2 前項に定めるもののほか、この法律の施行に関し必要な経過措置は、政令で定める。
 (農業協同組合法の一部改正)
第三条 農業協同組合法(昭和二十二年法律第百三十二号)の一部を次のように改正する。
  第七十条の六第一項中「会社分割に伴う労働契約の承継等に関する法律」を「会社分割又は会社の事業譲渡に伴う労働契約の承継等に関する法律」に改め、同条第二項中「会社分割に伴う労働契約の承継等に関する法律第二条から第八条まで」を「会社分割又は会社の事業譲渡に伴う労働契約の承継等に関する法律第二章」に改める。
 (医療法の一部改正)
第四条 医療法(昭和二十三年法律第二百五号)の一部を次のように改正する。
  第六十二条中「会社分割に伴う労働契約の承継等に関する法律」を「会社分割又は会社の事業譲渡に伴う労働契約の承継等に関する法律」に、「第二条から第八条まで」を「第二章」に改める。
 (国民年金法の一部改正)
第五条 国民年金法(昭和三十四年法律第百四十一号)の一部を次のように改正する。
  第百三十七条の三の十三中「会社分割に伴う労働契約の承継等に関する法律」を「会社分割又は会社の事業譲渡に伴う労働契約の承継等に関する法律」に、「第二条から第八条まで」を「第二章」に改める。
 (森林組合法の一部改正)
第六条 森林組合法(昭和五十三年法律第三十六号)の一部を次のように改正する。
  第八十八条の七の見出し及び同条第一項中「会社分割に伴う労働契約の承継等に関する法律」を「会社分割又は会社の事業譲渡に伴う労働契約の承継等に関する法律」に改め、同条第二項中「会社分割に伴う労働契約の承継等に関する法律第二条から第八条まで」を「会社分割又は会社の事業譲渡に伴う労働契約の承継等に関する法律第二章」に改める。

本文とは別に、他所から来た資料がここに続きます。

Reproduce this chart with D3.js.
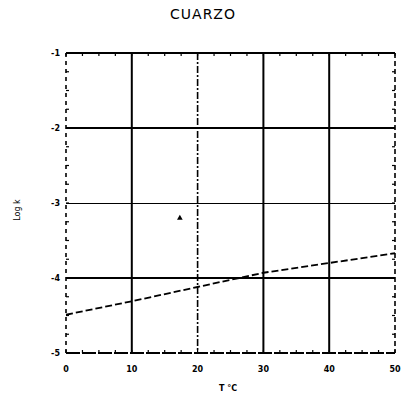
<!DOCTYPE html>
<html>
<head>
<meta charset="utf-8">
<script src="https://cdnjs.cloudflare.com/ajax/libs/d3/7.8.5/d3.min.js"></script>
<style>
body{margin:0;background:#fff;}
svg{display:block;font-family:"DejaVu Sans",sans-serif;}
</style>
</head>
<body>
<div id="chart"></div>
<script>
// data
var tempC = [0, 10, 20, 30, 40, 50];
var logK = [-4.49, -4.31, -4.12, -3.93, -3.80, -3.67];
var pointT = [17.3];
var pointLogK = [-3.2];
var xTicks = [0, 10, 20, 30, 40, 50];
var yTicks = [-1, -2, -3, -4, -5];
var gridX = [10, 20, 30, 40];
var gridY = [-2, -3, -4];

var svg = d3.select("#chart").append("svg").attr("width", 403).attr("height", 404);
var x = d3.scaleLinear().domain([0, 50]).range([66, 395]);
var y = d3.scaleLinear().domain([-1, -5]).range([53, 353]);

// grid lines (mixed styles like the scan)
var vStyle = ["", "7,2,2,2", "", ""];
var vWidth = [2, 1.6, 2, 2];
svg.selectAll(".gx").data(gridX).enter().append("line")
	.attr("x1", function(d){return x(d);}).attr("x2", function(d){return x(d);})
	.attr("y1", y(-1)).attr("y2", y(-5))
	.attr("stroke", "#000").attr("stroke-width", function(d,i){return vWidth[i];})
	.attr("stroke-dasharray", function(d,i){return vStyle[i];});
var hWidth = [2, 1, 2];
svg.selectAll(".gy").data(gridY).enter().append("line")
	.attr("x1", x(0)).attr("x2", x(50))
	.attr("y1", function(d){return y(d);}).attr("y2", function(d){return y(d);})
	.attr("stroke", "#000").attr("stroke-width", function(d,i){return hWidth[i];})
	.attr("shape-rendering", "crispEdges");

// frame
svg.append("line").attr("x1", x(0)).attr("x2", x(50)).attr("y1", y(-1)).attr("y2", y(-1))
	.attr("stroke", "#000").attr("stroke-width", 2);
svg.append("line").attr("x1", x(0)).attr("x2", x(50)).attr("y1", y(-5)).attr("y2", y(-5))
	.attr("stroke", "#000").attr("stroke-width", 2).attr("stroke-dasharray", "14,2");
svg.append("line").attr("x1", x(0)).attr("x2", x(0)).attr("y1", y(-1)).attr("y2", y(-5))
	.attr("stroke", "#000").attr("stroke-width", 1.6).attr("stroke-dasharray", "4,4");
svg.append("line").attr("x1", x(50)).attr("x2", x(50)).attr("y1", y(-1)).attr("y2", y(-5))
	.attr("stroke", "#000").attr("stroke-width", 1.6).attr("stroke-dasharray", "5,3");

// minor ticks
var minorX = d3.range(0, 51, 2.5);
svg.selectAll(".mt").data(minorX).enter().append("line")
	.attr("x1", function(d){return x(d);}).attr("x2", function(d){return x(d);})
	.attr("y1", y(-1)).attr("y2", y(-1) + 3)
	.attr("stroke", "#000").attr("stroke-width", 1.2);
svg.selectAll(".mb").data(minorX).enter().append("line")
	.attr("x1", function(d){return x(d);}).attr("x2", function(d){return x(d);})
	.attr("y1", y(-5)).attr("y2", y(-5) - 3)
	.attr("stroke", "#000").attr("stroke-width", 1.2);
var minorY = d3.range(-1, -5.01, -0.25);
svg.selectAll(".ml").data(minorY).enter().append("line")
	.attr("x1", x(0)).attr("x2", x(0) + 3)
	.attr("y1", function(d){return y(d);}).attr("y2", function(d){return y(d);})
	.attr("stroke", "#000").attr("stroke-width", 1.2);
svg.selectAll(".mr").data(minorY).enter().append("line")
	.attr("x1", x(50)).attr("x2", x(50) - 3)
	.attr("y1", function(d){return y(d);}).attr("y2", function(d){return y(d);})
	.attr("stroke", "#000").attr("stroke-width", 1.2);

// data line
var line = d3.line().x(function(d, i){return x(tempC[i]);}).y(function(d){return y(d);});
svg.append("path").datum(logK).attr("d", line)
	.attr("fill", "none").attr("stroke", "#000").attr("stroke-width", 1.8)
	.attr("stroke-dasharray", "7,3");

// single marker
svg.selectAll(".pt").data(pointT).enter().append("path")
	.attr("d", d3.symbol().type(d3.symbolTriangle).size(14))
	.attr("transform", function(d, i){return "translate(" + x(d) + "," + y(pointLogK[i]) + ")";})
	.attr("fill", "#000");

// tick labels
svg.selectAll(".xl").data(xTicks).enter().append("text")
	.attr("x", function(d){return x(d);}).attr("y", 372)
	.attr("text-anchor", "middle").attr("font-size", 8).attr("font-weight", "bold")
	.text(function(d){return d;});
svg.selectAll(".yl").data(yTicks).enter().append("text")
	.attr("x", 60).attr("y", function(d){return y(d) + 3;})
	.attr("text-anchor", "end").attr("font-size", 8).attr("font-weight", "bold")
	.text(function(d){return d;});

// titles
svg.append("text").attr("x", 203).attr("y", 19).attr("text-anchor", "middle")
	.attr("font-size", 14).attr("letter-spacing", 1).text("CUARZO");
svg.append("text").attr("x", 228).attr("y", 391).attr("text-anchor", "middle")
	.attr("font-size", 8).attr("font-weight", "bold").text("T °C");
svg.append("text").attr("transform", "translate(20,210) rotate(-90)")
	.attr("text-anchor", "middle").attr("font-size", 8).attr("fill", "#000").text("Log k");
</script>
</body>
</html>
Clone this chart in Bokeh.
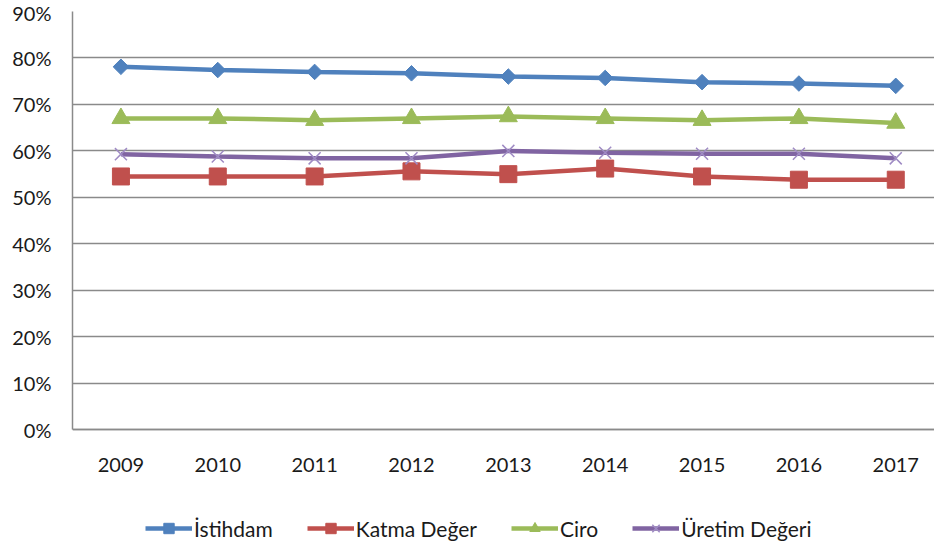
import math
from bokeh.plotting import figure
from bokeh.models import Range1d, FixedTicker, PrintfTickFormatter, Legend, LegendItem
from bokeh.embed import file_html
from bokeh.resources import INLINE

years = [2009, 2010, 2011, 2012, 2013, 2014, 2015, 2016, 2017]
istihdam = [78.1, 77.4, 77.0, 76.7, 76.0, 75.7, 74.8, 74.5, 74.0]
katma_deger = [54.5, 54.5, 54.5, 55.6, 55.0, 56.2, 54.5, 53.8, 53.8]
ciro = [67.0, 67.0, 66.6, 67.0, 67.4, 67.0, 66.6, 67.0, 66.0]
uretim_degeri = [59.3, 58.8, 58.4, 58.4, 60.0, 59.6, 59.4, 59.4, 58.4]
y_ticks = [0, 10, 20, 30, 40, 50, 60, 70, 80, 90]

series = [
    ("İstihdam", istihdam, "#4F81BD", "diamond", 11),
    ("Katma Değer", katma_deger, "#C0504D", "square", 17),
    ("Ciro", ciro, "#9BBB59", "triangle", 18),
    ("Üretim Değeri", uretim_degeri, "#8064A2", "x", 17),
]

FONT = "Lato"

p = figure(width=934, height=544, output_backend="svg", toolbar_location=None,
           x_range=Range1d(2008.5, 2017.4), y_range=Range1d(-24.7, 90),
           min_border_left=72, min_border_right=0, min_border_top=11,
           min_border_bottom=0)
p.outline_line_color = None
p.background_fill_color = "white"
p.border_fill_color = "white"

p.xgrid.grid_line_color = None
p.ygrid.grid_line_color = "#8A8A8A"
p.ygrid.grid_line_width = 1.5

p.yaxis.ticker = FixedTicker(ticks=y_ticks)
p.yaxis.formatter = PrintfTickFormatter(format="%d%%")
p.yaxis.bounds = (0, 90)
p.xaxis.ticker = FixedTicker(ticks=years)
p.xaxis.fixed_location = 0
for ax in (p.xaxis, p.yaxis):
    ax.axis_line_color = "#8A8A8A"
    ax.axis_line_width = 1.5
    ax.major_tick_line_color = None
    ax.minor_tick_line_color = None
    ax.major_tick_out = 0
    ax.major_tick_in = 0
    ax.major_label_text_font = FONT
    ax.major_label_text_font_size = "20px"
    ax.major_label_text_color = "#1a1a1a"
p.yaxis.major_label_standoff = 21
p.xaxis.major_label_standoff = 28

items = []
for name, vals, color, marker, size in series:
    r1 = p.line(years, vals, line_color=color, line_width=4.5)
    if marker == "x":
        r2 = p.scatter(years, vals, marker="x", size=size, line_color="#9F8BC4", line_width=1.5)
    elif marker == "diamond":
        r2 = p.scatter(years, vals, marker="square", angle=math.pi / 4, size=size,
                       fill_color=color, line_color=color)
    else:
        r2 = p.scatter(years, vals, marker=marker, size=size, fill_color=color, line_color=color)
    items.append(LegendItem(label=name, renderers=[r1, r2]))

legend = Legend(items=items, orientation="horizontal", location=(73, 3),
                label_text_font=FONT, label_text_font_size="21px", label_text_color="#1a1a1a",
                glyph_width=47, glyph_height=26, label_height=20, spacing=34, label_standoff=2,
                border_line_color=None, background_fill_alpha=0, margin=0, padding=0)
p.add_layout(legend, "center")

open("out.html", "w").write(file_html(p, INLINE))
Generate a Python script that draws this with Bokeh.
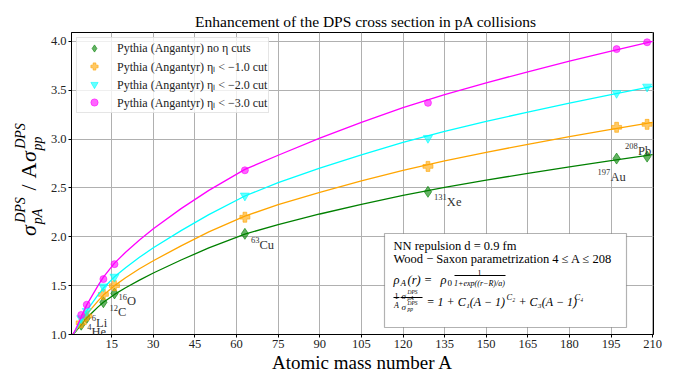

  第百八条の九の見出し及び同条第一項中「会社分割に伴う労働契約の承継等に関する法律」を「会社分割又は会社の事業譲渡に伴う労働契約の承継等に関する法律」に改め、同条第二項中「会社分割に伴う労働契約の承継等に関する法律第二条から第八条まで」を「会社分割又は会社の事業譲渡に伴う労働契約の承継等に関する法律第二章」に改める。
  第百八条の十七の見出し及び同条第一項中「会社分割に伴う労働契約の承継等に関する法律」を「会社分割又は会社の事業譲渡に伴う労働契約の承継等に関する法律」に改め、同条第二項中「会社分割に伴う労働契約の承継等に関する法律第二条から第八条まで」を「会社分割又は会社の事業譲渡に伴う労働契約の承継等に関する法律第二章」に改める。
 (商法等の一部を改正する法律の一部改正)
第七条 商法等の一部を改正する法律(平成十二年法律第九十号)の一部を次のように改正する。
  附則第五条第一項中「会社分割に伴う労働契約の承継等に関する法律」を「会社分割又は会社の事業譲渡に伴う労働契約の承継等に関する法律」に改める。

     理 由
 近年における企業組織の再編の状況等に鑑み、労働者の保護を図るため、会社が事業譲渡を行う場合における労働契約の承継等について定める必要がある。これが、この法律案を提出する理由である。